## What to work on
Locate each line holding the string "with" and copy it.

## Entries provided
● ● ● ●

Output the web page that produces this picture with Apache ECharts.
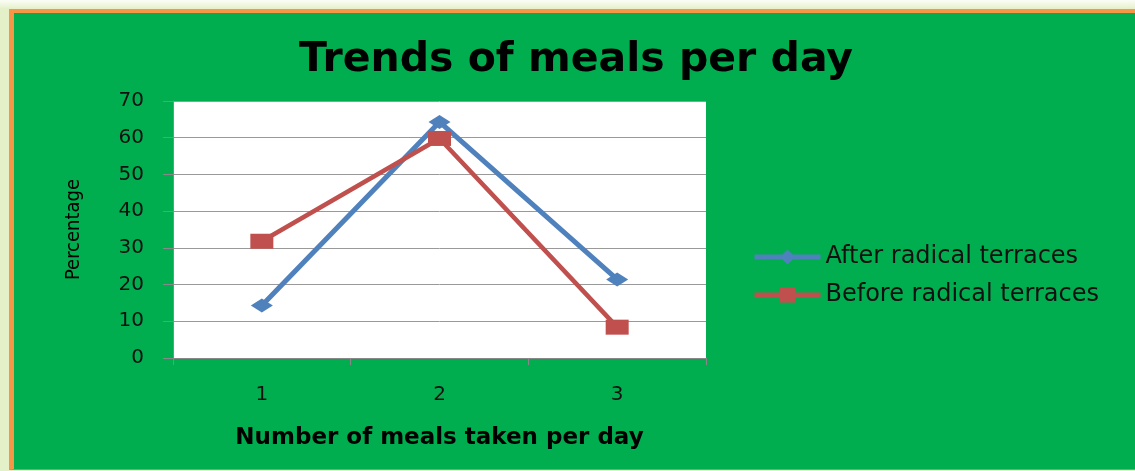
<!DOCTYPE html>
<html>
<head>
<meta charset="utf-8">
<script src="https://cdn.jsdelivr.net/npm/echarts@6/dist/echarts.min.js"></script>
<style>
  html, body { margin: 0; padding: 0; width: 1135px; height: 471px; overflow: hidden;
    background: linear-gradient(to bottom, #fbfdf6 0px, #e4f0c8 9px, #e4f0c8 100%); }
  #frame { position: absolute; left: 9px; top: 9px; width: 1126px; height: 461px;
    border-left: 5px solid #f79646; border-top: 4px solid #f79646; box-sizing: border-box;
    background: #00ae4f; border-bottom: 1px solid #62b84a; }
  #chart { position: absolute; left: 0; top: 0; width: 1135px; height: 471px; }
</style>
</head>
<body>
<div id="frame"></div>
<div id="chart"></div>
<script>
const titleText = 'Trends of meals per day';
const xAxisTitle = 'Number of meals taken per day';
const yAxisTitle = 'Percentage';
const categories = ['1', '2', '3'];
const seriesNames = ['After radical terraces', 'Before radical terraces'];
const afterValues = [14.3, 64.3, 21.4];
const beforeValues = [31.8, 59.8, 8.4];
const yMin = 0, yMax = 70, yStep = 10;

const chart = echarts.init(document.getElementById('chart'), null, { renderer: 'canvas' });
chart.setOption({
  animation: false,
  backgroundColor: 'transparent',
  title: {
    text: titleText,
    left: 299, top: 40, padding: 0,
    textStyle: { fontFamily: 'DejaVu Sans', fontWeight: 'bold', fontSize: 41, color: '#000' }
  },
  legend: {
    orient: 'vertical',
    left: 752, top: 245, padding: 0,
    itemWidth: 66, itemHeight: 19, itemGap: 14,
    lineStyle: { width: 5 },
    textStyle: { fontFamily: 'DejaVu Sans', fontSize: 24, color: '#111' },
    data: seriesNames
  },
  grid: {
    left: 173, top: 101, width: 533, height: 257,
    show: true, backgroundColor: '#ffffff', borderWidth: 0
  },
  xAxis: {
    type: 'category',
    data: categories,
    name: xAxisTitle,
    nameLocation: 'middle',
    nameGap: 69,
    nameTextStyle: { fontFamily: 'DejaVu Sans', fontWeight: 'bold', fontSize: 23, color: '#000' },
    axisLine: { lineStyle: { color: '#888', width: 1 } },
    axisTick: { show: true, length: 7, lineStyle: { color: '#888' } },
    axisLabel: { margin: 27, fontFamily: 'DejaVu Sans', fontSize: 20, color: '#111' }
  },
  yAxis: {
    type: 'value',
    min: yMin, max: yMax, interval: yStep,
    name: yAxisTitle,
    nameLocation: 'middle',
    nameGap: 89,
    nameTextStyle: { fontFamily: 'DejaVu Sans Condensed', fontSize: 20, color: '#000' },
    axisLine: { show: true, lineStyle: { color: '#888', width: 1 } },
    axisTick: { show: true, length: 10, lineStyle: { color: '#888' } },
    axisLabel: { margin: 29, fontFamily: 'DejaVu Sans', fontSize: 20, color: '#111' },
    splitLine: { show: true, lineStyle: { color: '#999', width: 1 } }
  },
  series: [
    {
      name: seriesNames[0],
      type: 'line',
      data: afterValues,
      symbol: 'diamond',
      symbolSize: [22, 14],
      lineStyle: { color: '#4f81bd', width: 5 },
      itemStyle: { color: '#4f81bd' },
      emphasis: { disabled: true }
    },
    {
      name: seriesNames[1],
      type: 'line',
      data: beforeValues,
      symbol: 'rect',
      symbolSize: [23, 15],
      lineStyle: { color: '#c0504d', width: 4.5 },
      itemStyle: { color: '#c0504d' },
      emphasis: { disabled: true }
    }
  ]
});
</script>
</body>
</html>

● ● ● ●

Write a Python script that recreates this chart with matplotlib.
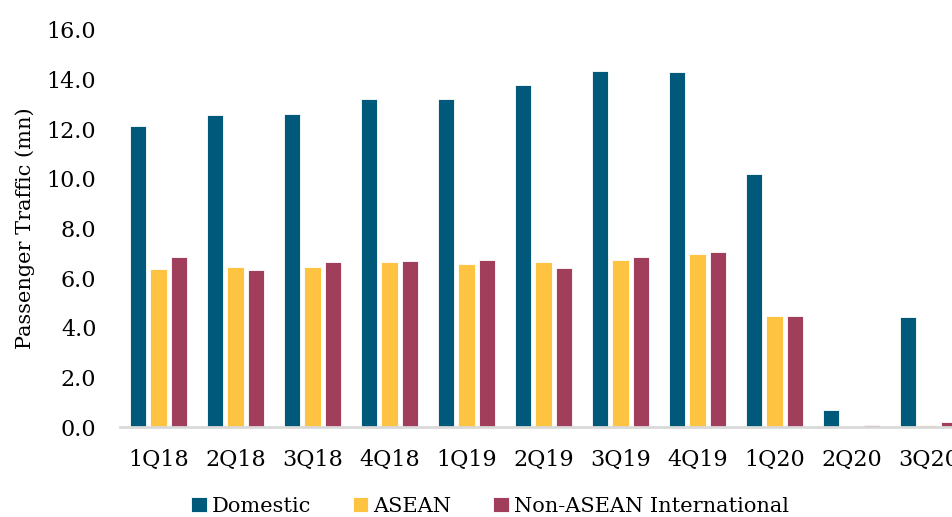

● ● ● ●

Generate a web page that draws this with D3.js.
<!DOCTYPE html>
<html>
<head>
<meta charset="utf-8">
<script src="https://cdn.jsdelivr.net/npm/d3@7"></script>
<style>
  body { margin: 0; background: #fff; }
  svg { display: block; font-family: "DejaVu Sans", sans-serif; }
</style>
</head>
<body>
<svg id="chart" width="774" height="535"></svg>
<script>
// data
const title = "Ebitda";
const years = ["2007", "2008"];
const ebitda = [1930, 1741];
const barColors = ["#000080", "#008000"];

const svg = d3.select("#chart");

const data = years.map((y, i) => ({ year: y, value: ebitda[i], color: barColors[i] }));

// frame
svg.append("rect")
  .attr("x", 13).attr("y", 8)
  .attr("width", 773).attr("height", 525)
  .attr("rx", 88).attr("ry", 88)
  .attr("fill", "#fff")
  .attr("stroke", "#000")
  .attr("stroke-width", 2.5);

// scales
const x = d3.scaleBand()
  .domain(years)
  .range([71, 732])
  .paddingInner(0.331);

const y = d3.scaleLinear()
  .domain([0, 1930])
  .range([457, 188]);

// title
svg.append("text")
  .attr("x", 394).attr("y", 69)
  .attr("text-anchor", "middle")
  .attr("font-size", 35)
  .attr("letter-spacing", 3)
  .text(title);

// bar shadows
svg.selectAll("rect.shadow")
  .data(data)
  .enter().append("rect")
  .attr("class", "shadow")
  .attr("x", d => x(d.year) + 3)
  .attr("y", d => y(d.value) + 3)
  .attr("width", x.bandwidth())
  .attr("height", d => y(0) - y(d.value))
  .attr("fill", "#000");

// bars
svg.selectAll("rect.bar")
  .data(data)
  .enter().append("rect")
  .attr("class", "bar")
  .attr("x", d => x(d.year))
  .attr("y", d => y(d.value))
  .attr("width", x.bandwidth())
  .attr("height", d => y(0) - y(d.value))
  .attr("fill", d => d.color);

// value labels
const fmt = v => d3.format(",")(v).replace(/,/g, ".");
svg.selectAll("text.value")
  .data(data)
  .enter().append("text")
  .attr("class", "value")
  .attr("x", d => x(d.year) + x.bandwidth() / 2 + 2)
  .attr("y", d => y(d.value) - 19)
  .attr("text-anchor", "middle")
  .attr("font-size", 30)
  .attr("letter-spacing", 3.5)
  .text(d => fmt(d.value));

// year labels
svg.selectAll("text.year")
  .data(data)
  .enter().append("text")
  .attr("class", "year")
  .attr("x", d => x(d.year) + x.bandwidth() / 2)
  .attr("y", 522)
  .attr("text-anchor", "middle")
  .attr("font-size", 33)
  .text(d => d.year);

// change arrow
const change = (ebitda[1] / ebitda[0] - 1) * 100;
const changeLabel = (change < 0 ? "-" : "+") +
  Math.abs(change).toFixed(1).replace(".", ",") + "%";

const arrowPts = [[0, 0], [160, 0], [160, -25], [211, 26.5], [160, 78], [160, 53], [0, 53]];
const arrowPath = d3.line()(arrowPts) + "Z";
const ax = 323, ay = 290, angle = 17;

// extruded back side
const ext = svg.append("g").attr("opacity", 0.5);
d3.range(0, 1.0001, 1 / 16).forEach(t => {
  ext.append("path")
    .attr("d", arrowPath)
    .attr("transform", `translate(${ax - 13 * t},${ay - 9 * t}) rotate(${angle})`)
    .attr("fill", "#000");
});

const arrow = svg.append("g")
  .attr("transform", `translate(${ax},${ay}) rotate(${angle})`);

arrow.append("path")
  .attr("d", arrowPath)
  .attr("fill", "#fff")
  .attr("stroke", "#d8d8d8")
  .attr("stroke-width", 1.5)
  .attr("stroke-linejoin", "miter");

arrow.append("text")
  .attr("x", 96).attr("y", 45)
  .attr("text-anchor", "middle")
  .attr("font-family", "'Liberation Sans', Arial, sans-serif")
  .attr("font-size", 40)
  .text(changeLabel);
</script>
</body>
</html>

● ● ● ●

## Exercise result
Output the web page that produces this picture with Apache ECharts.
Write a Python script that recreates this chart with matplotlib.
Generate a web page that draws this with D3.js.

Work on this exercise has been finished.